I have the following DataFrame:
A B C
0 1 3 3
1 1 9 4
2 4 6 3
I would like to create every possible unique combination of these columns without repetition so that I would end up with a dataframe containing the following data: A, B, C, A+B, A+C, B+C, A+B+C. I do not want to have any columns repeated in any combination, e.g. A+A+B+C or A+B+B+C.
I would also like to have each column in the dataframe labelled with the relevant variable names (e.g. for the combination of A + B, column name should be 'A_B')

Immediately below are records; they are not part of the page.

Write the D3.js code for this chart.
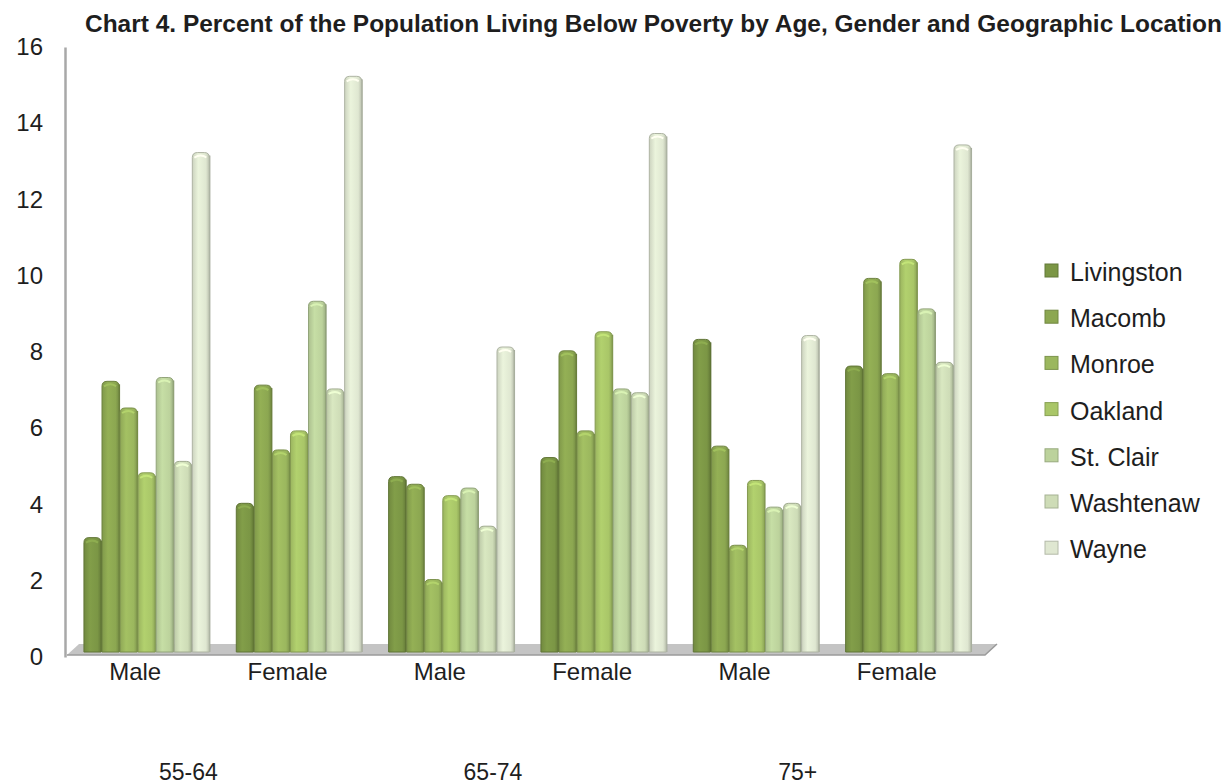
<!DOCTYPE html>
<html>
<head>
<meta charset="utf-8">
<script src="https://cdn.jsdelivr.net/npm/d3@7"></script>
<style>
    body { margin: 0; background: #fff; }
    text { font-family: "Liberation Sans", Arial, sans-serif; fill: #1e1e1e; }
</style>
</head>
<body>
<svg id="chart" width="1225" height="784"></svg>
<script>
// categories
const genders = ["Male", "Female", "Male", "Female", "Male", "Female"];
const ageGroups = ["55-64", "65-74", "75+"];
const counties = ["Livingston", "Macomb", "Monroe", "Oakland", "St. Clair", "Washtenaw", "Wayne"];
const yTicks = [0, 2, 4, 6, 8, 10, 12, 14, 16];

// percent below poverty, one array per county, in the order of the x groups
const livingston = [3.0, 3.9, 4.6, 5.1, 8.2, 7.5];
const macomb     = [7.1, 7.0, 4.4, 7.9, 5.4, 9.8];
const monroe     = [6.4, 5.3, 1.9, 5.8, 2.8, 7.3];
const oakland    = [4.7, 5.8, 4.1, 8.4, 4.5, 10.3];
const stClair    = [7.2, 9.2, 4.3, 6.9, 3.8, 9.0];
const washtenaw  = [5.0, 6.9, 3.3, 6.8, 3.9, 7.6];
const wayne      = [13.1, 15.1, 8.0, 13.6, 8.3, 13.3];
const series = [livingston, macomb, monroe, oakland, stClair, washtenaw, wayne];

const colors = ["#7b9645", "#8ca751", "#9bb75e", "#a9c668", "#bcd29c", "#cedcb7", "#dfe7d1"];

const svg = d3.select("#chart");

const y = d3.scaleLinear().domain([0, 16]).range([657, 47]);
const x = d3.scaleBand().domain(d3.range(genders.length))
    .range([71, 985]).paddingInner(0.17).paddingOuter(0.085);
const xSub = d3.scaleBand().domain(d3.range(counties.length))
    .range([0, x.bandwidth()]);

const lift = 5; // bars stand slightly in front of the back wall

// gradients for the bar faces
const defs = svg.append("defs");
colors.forEach(function(c, i) {
    const g = defs.append("linearGradient").attr("id", "grad" + i)
        .attr("x1", "0%").attr("x2", "100%").attr("y1", "0%").attr("y2", "0%");
    g.append("stop").attr("offset", "0%").attr("stop-color", d3.color(c).darker(0.25));
    g.append("stop").attr("offset", "35%").attr("stop-color", d3.color(c).brighter(0.15));
    g.append("stop").attr("offset", "80%").attr("stop-color", c);
    g.append("stop").attr("offset", "100%").attr("stop-color", d3.color(c).darker(0.5));
});

// floor
const floorY = y(0) - lift;
svg.append("path")
    .attr("d", `M67,${floorY + 3} L79,${floorY - 8} L997,${floorY - 8} L985,${floorY + 3} Z`)
    .attr("fill", "#c4c4c4");
svg.append("path")
    .attr("d", `M67,${floorY + 3} L985,${floorY + 3} L997,${floorY - 8}`)
    .attr("fill", "none").attr("stroke", "#9a9a9a").attr("stroke-width", 1.5);

// y axis
const yAxis = svg.append("g")
    .attr("transform", "translate(65,0)")
    .call(d3.axisLeft(y).tickValues(yTicks).tickSize(0).tickSizeOuter(0).tickPadding(22));
yAxis.select(".domain").attr("stroke", "#a8a8a8").attr("stroke-width", 2.5);
yAxis.selectAll("text").style("font-size", "24px").style("fill", "#1e1e1e");

// bars
const groups = svg.append("g").selectAll("g")
    .data(genders)
    .join("g")
    .attr("transform", (d, i) => `translate(${x(i)},0)`);

groups.each(function(g, gi) {
    const grp = d3.select(this);
    series.forEach(function(vals, si) {
        const bx = xSub(si);
        const bw = xSub.bandwidth() - 1;
        const top = y(vals[gi]) - lift;
        const r = 5;
        const c = colors[si];
        // right side shade
        grp.append("rect")
            .attr("x", bx + bw - 2).attr("y", top + 3)
            .attr("width", 3).attr("height", floorY - top - 3)
            .attr("fill", d3.color(c).darker(0.9));
        grp.append("path")
            .attr("d", `M${bx},${floorY} L${bx},${top + r} Q${bx},${top} ${bx + r},${top}
                        L${bx + bw - r},${top} Q${bx + bw},${top} ${bx + bw},${top + r} L${bx + bw},${floorY} Z`)
            .attr("fill", `url(#grad${si})`)
            .attr("stroke", d3.color(c).darker(0.7))
            .attr("stroke-width", 1);
        // cap highlight
        grp.append("path")
            .attr("d", `M${bx + 2},${top + 5} Q${bx + bw / 2},${top + 1} ${bx + bw - 3},${top + 5}`)
            .attr("fill", "none")
            .attr("stroke", d3.color(c).brighter(0.4))
            .attr("stroke-width", 2);
    });
});

// gender labels
svg.append("g").selectAll("text")
    .data(genders)
    .join("text")
    .attr("x", (d, i) => x(i) + x.bandwidth() / 2 - 12)
    .attr("y", 680)
    .attr("text-anchor", "middle")
    .style("font-size", "24px")
    .text(d => d);

// age labels, one per pair of gender groups
svg.append("g").selectAll("text")
    .data(ageGroups)
    .join("text")
    .attr("x", (d, i) => (x(i * 2) + x(i * 2 + 1) + x.bandwidth()) / 2 - 35)
    .attr("y", 780)
    .attr("text-anchor", "middle")
    .style("font-size", "23px")
    .text(d => d);

// legend
const legend = svg.append("g").attr("transform", "translate(1045,272)");
const items = legend.selectAll("g")
    .data(counties)
    .join("g")
    .attr("transform", (d, i) => `translate(0,${i * 46.2})`);
items.append("rect")
    .attr("x", 0).attr("y", -8).attr("width", 13).attr("height", 13)
    .attr("fill", (d, i) => colors[i])
    .attr("stroke", (d, i) => d3.color(colors[i]).darker(0.6))
    .attr("stroke-width", 1);
items.append("text")
    .attr("x", 25).attr("y", 9)
    .style("font-size", "25px")
    .text(d => d);

// title
svg.append("text")
    .attr("x", 85).attr("y", 32)
    .attr("textLength", 1137)
    .attr("lengthAdjust", "spacingAndGlyphs")
    .style("font-family", "'Liberation Sans Narrow', 'Arial Narrow', 'Liberation Sans', sans-serif")
    .style("font-weight", "bold")
    .style("font-size", "23px")
    .text("Chart 4. Percent of the Population Living Below Poverty by Age, Gender and Geographic Location");
</script>
</body>
</html>
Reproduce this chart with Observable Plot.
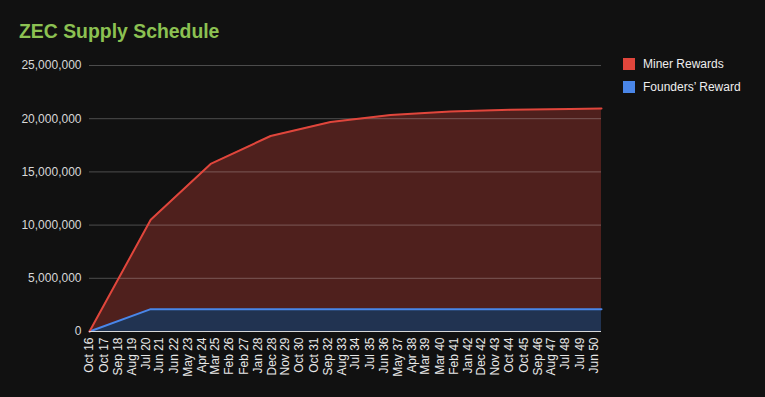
<!DOCTYPE html>
<html>
<head>
<meta charset="utf-8">
<script src="https://cdn.jsdelivr.net/npm/d3@7"></script>
<script src="https://cdn.jsdelivr.net/npm/@observablehq/plot@0.6"></script>
<style>
  html, body { margin: 0; padding: 0; background: #111111; }
  #wrap { position: relative; width: 765px; height: 397px; background: #111111; overflow: hidden; font-family: "Liberation Sans", Arial, sans-serif; }
  #title { position: absolute; left: 19px; top: 22px; font-size: 19.4px; line-height: 19px; font-weight: bold; color: #8cc152; white-space: nowrap; }
  .leg { position: absolute; left: 623px; font-size: 12px; line-height: 12px; color: #eeeeee; white-space: nowrap; }
  .leg span.sw { position: absolute; left: 0; top: 0; width: 12px; height: 12px; }
  .leg span.tx { position: absolute; left: 20px; top: 0; }
  #chart svg { display: block; }
</style>
</head>
<body>
<div id="wrap">
  <div id="chart"></div>
  <div id="title">ZEC Supply Schedule</div>
  <div id="legend"></div>
</div>
<script>
// ---- data ----
const seriesNames = ["Miner Rewards", "Founders\u2019 Reward"];
const seriesColors = ["#e0463c", "#4a86e8"];
const pointDates = ["2016-10", "2020-11", "2024-11", "2028-11", "2032-11", "2036-11", "2040-11", "2044-11", "2048-11", "2050-12"];
const minerRewards = [0, 8400000, 13650000, 16275000, 17587500, 18243750, 18571875, 18735900, 18818000, 18855000];
const foundersReward = [0, 2100000, 2100000, 2100000, 2100000, 2100000, 2100000, 2100000, 2100000, 2100000];
const xTickLabels = ["Oct 16","Oct 17","Sep 18","Aug 19","Jul 20","Jun 21","Jun 22","May 23","Apr 24","Mar 25","Feb 26","Feb 27","Jan 28","Dec 28","Nov 29","Oct 30","Oct 31","Sep 32","Aug 33","Jul 34","Jul 35","Jun 36","May 37","Apr 38","Mar 39","Mar 40","Feb 41","Jan 42","Dec 42","Nov 43","Oct 44","Oct 45","Sep 46","Aug 47","Jul 48","Jul 49","Jun 50"];
const yTicks = [0, 5000000, 10000000, 15000000, 20000000, 25000000];

// ---- build table ----
const parseYM = d3.utcParse("%Y-%m");
const parseTick = d3.utcParse("%b %y");
const rows = [];
pointDates.forEach((d, i) => {
  rows.push({date: parseYM(d), series: seriesNames[1], value: foundersReward[i]});
  rows.push({date: parseYM(d), series: seriesNames[0], value: minerRewards[i]});
});
const tickDates = xTickLabels.map(parseTick);
const order = [seriesNames[1], seriesNames[0]];
const xDomain = [parseYM(pointDates[0]), parseYM(pointDates[pointDates.length - 1])];

const chart = Plot.plot({
  width: 765,
  height: 397,
  marginLeft: 89,
  marginRight: 164,
  marginTop: 65,
  marginBottom: 66,
  style: { background: "#111111", color: "#d8d8d8", fontFamily: "\"Liberation Sans\", Arial, sans-serif", fontSize: "12px" },
  x: { type: "utc", domain: xDomain, axis: null },
  y: { domain: [0, 25000000], axis: null },
  color: { domain: seriesNames, range: seriesColors },
  marks: [
    Plot.areaY(rows, { x: "date", y: "value", z: "series", fill: "series", fillOpacity: 0.3, order }),
    Plot.gridY(yTicks.slice(1), { stroke: "#ffffff", strokeOpacity: 0.25 }),
    Plot.lineY(rows, Plot.stackY2({ x: "date", y: "value", z: "series", stroke: "series", strokeWidth: 2, order })),
    Plot.ruleY([0], { stroke: "#d8d8d8", strokeWidth: 1 }),
    Plot.axisY(yTicks, { tickSize: 0, tickPadding: 8, tickFormat: d3.format(","), label: null, fill: "#d8d8d8" }),
    Plot.axisX(tickDates, { tickSize: 0, tickPadding: 6, tickRotate: -90, tickFormat: (d, i) => xTickLabels[i], label: null, fill: "#e8e8e8" })
  ]
});
document.getElementById("chart").appendChild(chart);

// ---- legend ----
const legend = document.getElementById("legend");
const legTops = [58, 81];
seriesNames.forEach((name, i) => {
  const item = document.createElement("div");
  item.className = "leg";
  item.style.top = legTops[i] + "px";
  item.innerHTML = `<span class="sw" style="background:${seriesColors[i]}"></span><span class="tx"></span>`;
  item.querySelector(".tx").textContent = name;
  legend.appendChild(item);
});
</script>
</body>
</html>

This is the desired DataFrame:
A B C A_B A_C B_C A_B_C
0 1 1 4 2 5 5 6
1 3 9 6 12 9 15 18
2 3 4 3 7 6 7 10
This is relatively easy with just 3 variables using itertools and I have used the following code to do it:
import pandas as pd
import itertools
combos_2 = pd.DataFrame({'{}_{}'.format(a, b):
df[a] + df[b]
for a, b in itertools.combinations(df.columns, 2)})
combos_3 = pd.DataFrame({'{}_{}_{}'.format(a, b, c):
df[a] + df[b] + df[c]
for a, b, c in itertools.combinations(df.columns, 3)})
composites = pd.concat([df, combos_2, combos_3], axis=1)
However, I can't figure out how to extend this code in a pythonic way to account for a DataFrame with a much larger number of columns. Is there a way of making the following code more pythonic and extending it for use with a large number of columns? Or is there a more efficient way of generating the combinations?